Derbi maçı ve divanın ardından

Eskiden Fenerbahçe Galatasaray derbisi denilince bir hafta önceden hazırlıklara başlanılırdı. Gazetelerin birkaç sayfası ve televizyonlar bu konuya yer verir, tartışma ve röportajlar yapılırdı. Bu kez maalesef böyle olmadı. Bunun tek nedeni derbiden bir gün önce yapılan 4 adaylı Fenerbahçe Yüksek Divan Kurulu Başkanlık seçimi ve bu seçimin takdim şekliydi. Bana göre esasen sıradan olmasa da "icraat değil tavsiye" makamı olan "saygın bir mevkinin" Türkiye'nin en önemli derbi maçının önüne geçmesi, adaylardan Uğur Dündar Bey'in Aziz Yıldırım'ın adayı şeklinde sunulmasındandı. Asıllı ya da asılsız bu gerekçe bu seçimin hem önemini artırdı, hem de ezeli rekabetin önüne geçmesine neden oldu. Şimdi ben 22 oy farkla kazanan Fenerbahçe'nin yeni Divan Başkanı Sayın Uğur Dündar'ı kutlarken, eski başkanımız Vefa Küçük Bey'e de sağlıklar diliyorum. Hemen ardından seçim sonrası televizyonlarda yapılan; Uğur Dündar Bey'in Yüksek Divan Başkanı seçilmesi ile "Fenerbahçe başkan ve yönetimini zor günlerin beklediği" fikrine katılmadığımı ifade etmek isterim. Ne münasebet. Bu sav her şeyden evvel yaşı "Kemal'i" bulmuş ve toplumda bir "itibar kazanmış" Uğur Dündar'a bir hakaret olduğu gibi, feraset sahibi Fenerbahçe Yüksek Divan üye ve delegesine de bir haksızlıktır.
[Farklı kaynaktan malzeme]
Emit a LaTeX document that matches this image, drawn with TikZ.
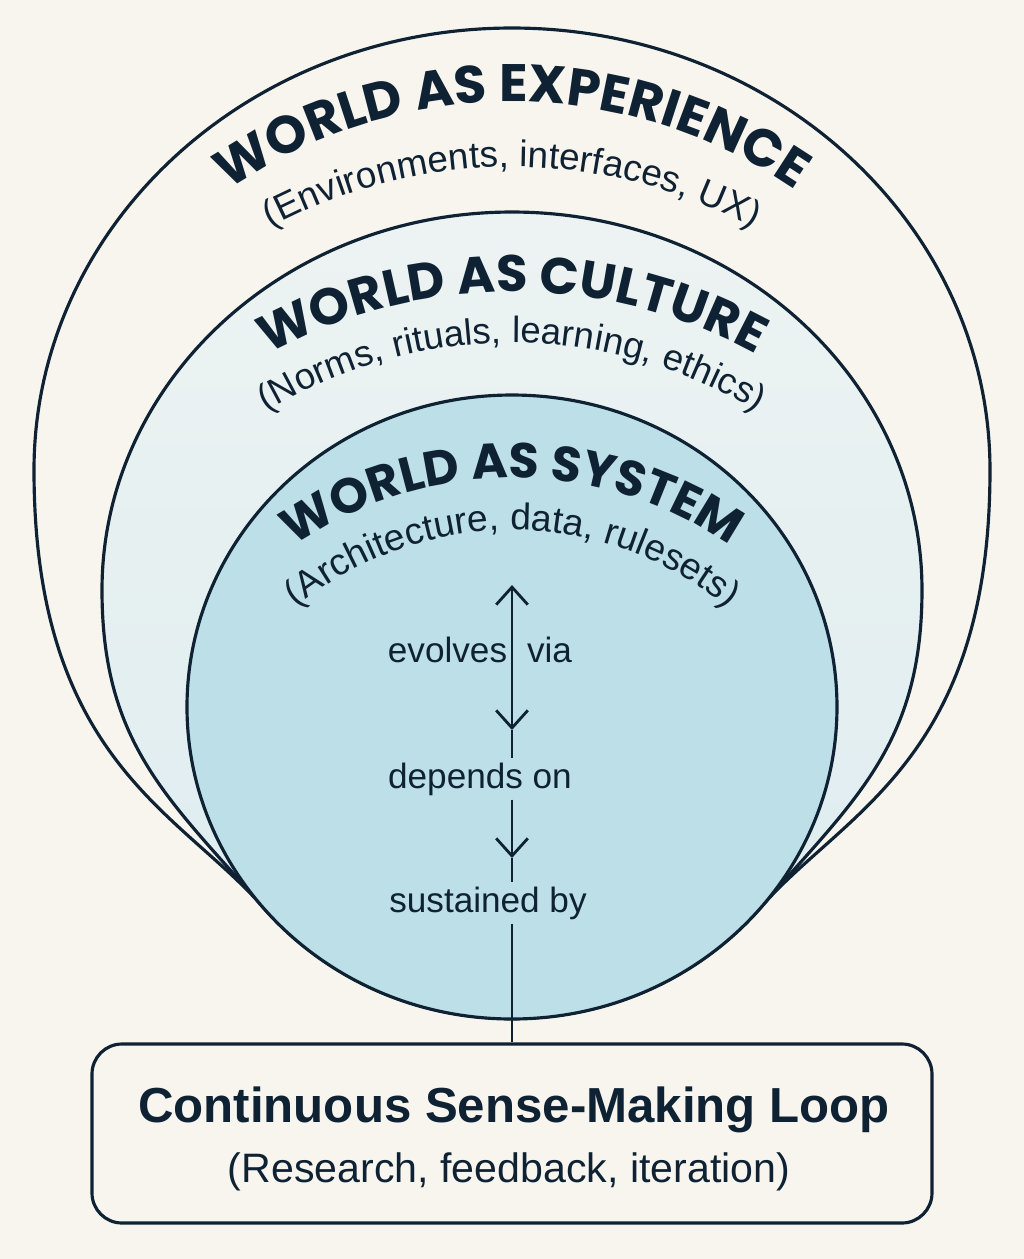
\documentclass[tikz,border=0pt]{standalone}
\usepackage{fontspec}
\setmainfont{Liberation Sans}
\newfontfamily\headfont{Poppins}
\usetikzlibrary{arrows.meta,calc,positioning,decorations.text}
\definecolor{ink}{HTML}{0F2233}
\definecolor{paper}{HTML}{F8F5EF}
\definecolor{culturetop}{HTML}{EDF3F2}
\definecolor{culture}{HTML}{DDECF0}
\definecolor{system}{HTML}{BDDFE7}

\begin{document}
\begin{tikzpicture}[x=0.1mm,y=0.1mm,
>={Straight Barb[length=5pt,width=9pt]},
ring/.style={draw=ink,line width=0.9pt},
flow/.style={draw=ink,line width=0.8pt},
thinflow/.style={draw=ink,line width=0.5pt},
lbl/.style={text=ink,inner sep=1pt,anchor=base,font=\fontsize{10}{12}\selectfont},
loopbox/.style={draw=ink,line width=0.9pt,fill=paper,rounded corners=3mm,minimum width=84mm,minimum height=17.9mm},
arch/.style={decorate,decoration={text along path,text align=center,text color=ink,text={#1}}}]
\fill[paper] (0,0) rectangle (1024,-1259);
\useasboundingbox (0,0) rectangle (1024,-1259);
\path[ring,fill=paper] (263,-907) .. controls (180,-812) and (34,-760) .. (34,-470)
  arc[start angle=180,end angle=0,x radius=478,y radius=442]
  .. controls (990,-760) and (844,-812) .. (761,-907)
  arc[start angle=-40,end angle=-140,x radius=325,y radius=312] -- cycle;
\path[ring,top color=culturetop,bottom color=culture] (263,-907) .. controls (170,-800) and (102,-745) .. (102,-590)
  arc[start angle=180,end angle=0,x radius=410,y radius=378]
  .. controls (922,-745) and (854,-800) .. (761,-907)
  arc[start angle=-40,end angle=-140,x radius=325,y radius=312] -- cycle;
\path[ring,fill=system] (512,-707) ellipse[x radius=325,y radius=312];
\path[arch={|\headfont\bfseries\fontsize{15}{18}\selectfont|WORLD AS EXPERIENCE}]
  ($(512,-602)+(150:500)$) arc[start angle=150,end angle=30,radius=500];
\path[arch={|\fontsize{10.5}{13}\selectfont|(Environments, interfaces, UX)}]
  ($(512,-675)+(150:508)$) arc[start angle=150,end angle=30,radius=508];
\path[arch={|\headfont\bfseries\fontsize{14.6}{18}\selectfont|WORLD AS CULTURE}]
  ($(512,-800)+(150:508)$) arc[start angle=150,end angle=30,radius=508];
\path[arch={|\fontsize{10.4}{13}\selectfont|(Norms, rituals, learning, ethics)}]
  ($(512,-817)+(150:474)$) arc[start angle=150,end angle=30,radius=474];
\path[arch={|\headfont\bfseries\fontsize{14}{17}\selectfont|WORLD AS SYSTEM}]
  ($(512,-861)+(155:383)$) arc[start angle=155,end angle=25,radius=383];
\path[arch={|\fontsize{10.6}{13}\selectfont|(Architecture, data, rulesets)}]
  ($(512,-868)+(160:338)$) arc[start angle=160,end angle=20,radius=338];
\coordinate (evtop) at (512,-585);
\coordinate (evbot) at (512,-730);
\coordinate (depbot) at (512,-858);
\node[lbl] (evolves) at (480,-662) {evolves\hspace{5.7pt}via};
\node[lbl] (depends) at (480,-788) {depends on};
\node[lbl] (sustained) at (488,-912) {sustained by};
\node[loopbox] (loop) at (512,-1133.5) {};
\node[text=ink,anchor=base,font=\fontsize{14}{17}\selectfont\bfseries] (looptitle) at (514,-1122) {Continuous Sense-Making Loop};
\node[text=ink,anchor=base,font=\fontsize{11.7}{14}\selectfont] (loopsub) at (509,-1182) {(Research, feedback, iteration)};
\draw[flow,<->] (evtop) -- (evbot);
\draw[thinflow] (evbot) -- (evbot |- depends.north);
\draw[flow,->] (evbot |- depends.south) -- (depbot);
\draw[thinflow] (depbot) -- (evbot |- sustained.north);
\draw[flow] (evbot |- sustained.south) -- (loop.north);
\end{tikzpicture}
\end{document}
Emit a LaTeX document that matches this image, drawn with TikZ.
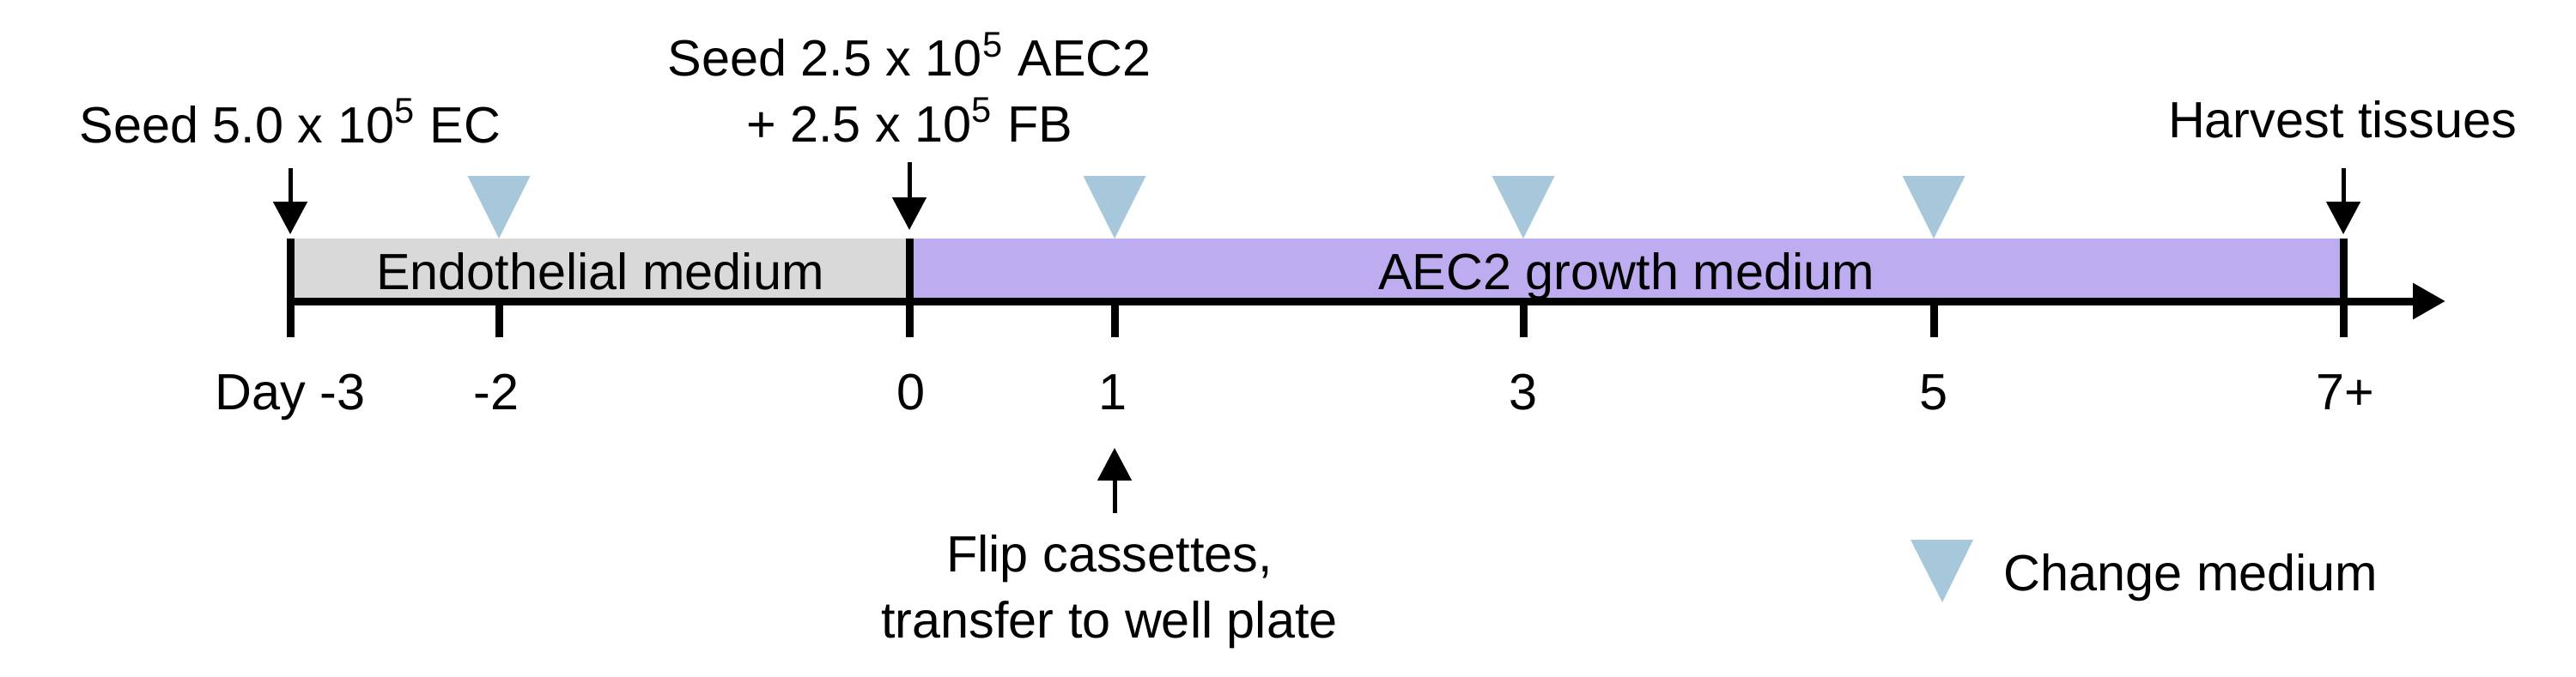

Bence Sayın Vefa Küçük'ün bu seçimi kaybedip, Uğur Dündar'ın başkanlığı kazanması, Ali Koç - Aziz Yıldırım çekişmesi değil, Dündar'ın Türkiye'nin "yönetim şekline koyduğu muhalif" tavırdır. Türkiye'yi yöneten siyasi erk Fenerbahçe'nin Yüksek Divan delegeleri Uğur Dündar'ın bu tavrını da değerlendirmiş ve oylamıştır.